Voci a confronto al convegno che chiude le celebrazioni per i 250 anni della Pontificia Università Lateranense. Lorizio rilancia la proposta di una teologia «mediterranea». E che «deve stare per strada», incalza De Simone
Siamo gli ultimi cristiani? La domanda risuona inquietante sotto le volte dell’Aula Magna della Pontificia Università Lateranense. Ma non è uno scenario apocalittico quello si delinea nel corso del convegno organizzato per concludere le celebrazioni dei 250 anni dell’Ateneo dei Papi. Tutt’altro. Anzi come riassume nelle sue conclusioni monsignor Giuseppe Lorizio, che alla Lateranense è professore emerito di teologia fondamentale, può costituire l’occasione per «ripensare l’annuncio del Vangelo nella storia e il ruolo della teologia nell’ambito della nuova evangelizzazione».

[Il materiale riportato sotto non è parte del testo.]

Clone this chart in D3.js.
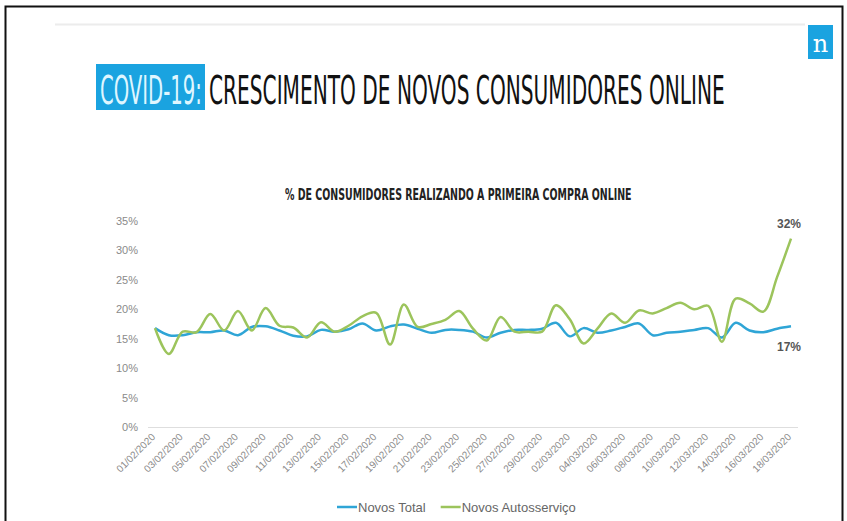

La domanda era stata posta nella sua relazione da un altro teologo, Brunetto Salvarani. Lorizio nelle sue conclusioni aggiunge una postilla al quesito: «Visto che in altri contesti il cristianesimo fiorisce, siamo forse gli ultimi cristiani del mondo occidentale? Se, erroneamente, identificassimo il cristianesimo con l’Occidente, finito il secondo, dovremmo decretare anche la fine del primo. Ma pur non essendo così, la questione non è da poco, poiché il cristianesimo occidentale non va abbandonato. Grazie alla molteplicità delle sue radici culturali (Roma, Atene, Gerusalemme), esso ci salva infatti dal pericolo del fondamentalismo». E qui viene in primo piano la teologia, cioè quell’intelligenza della fede che permette di avere uno sguardo profondo sul presente e sul futuro, senza cedere ai rischi di un certo politically correct cucinato in salsa ecclesiale.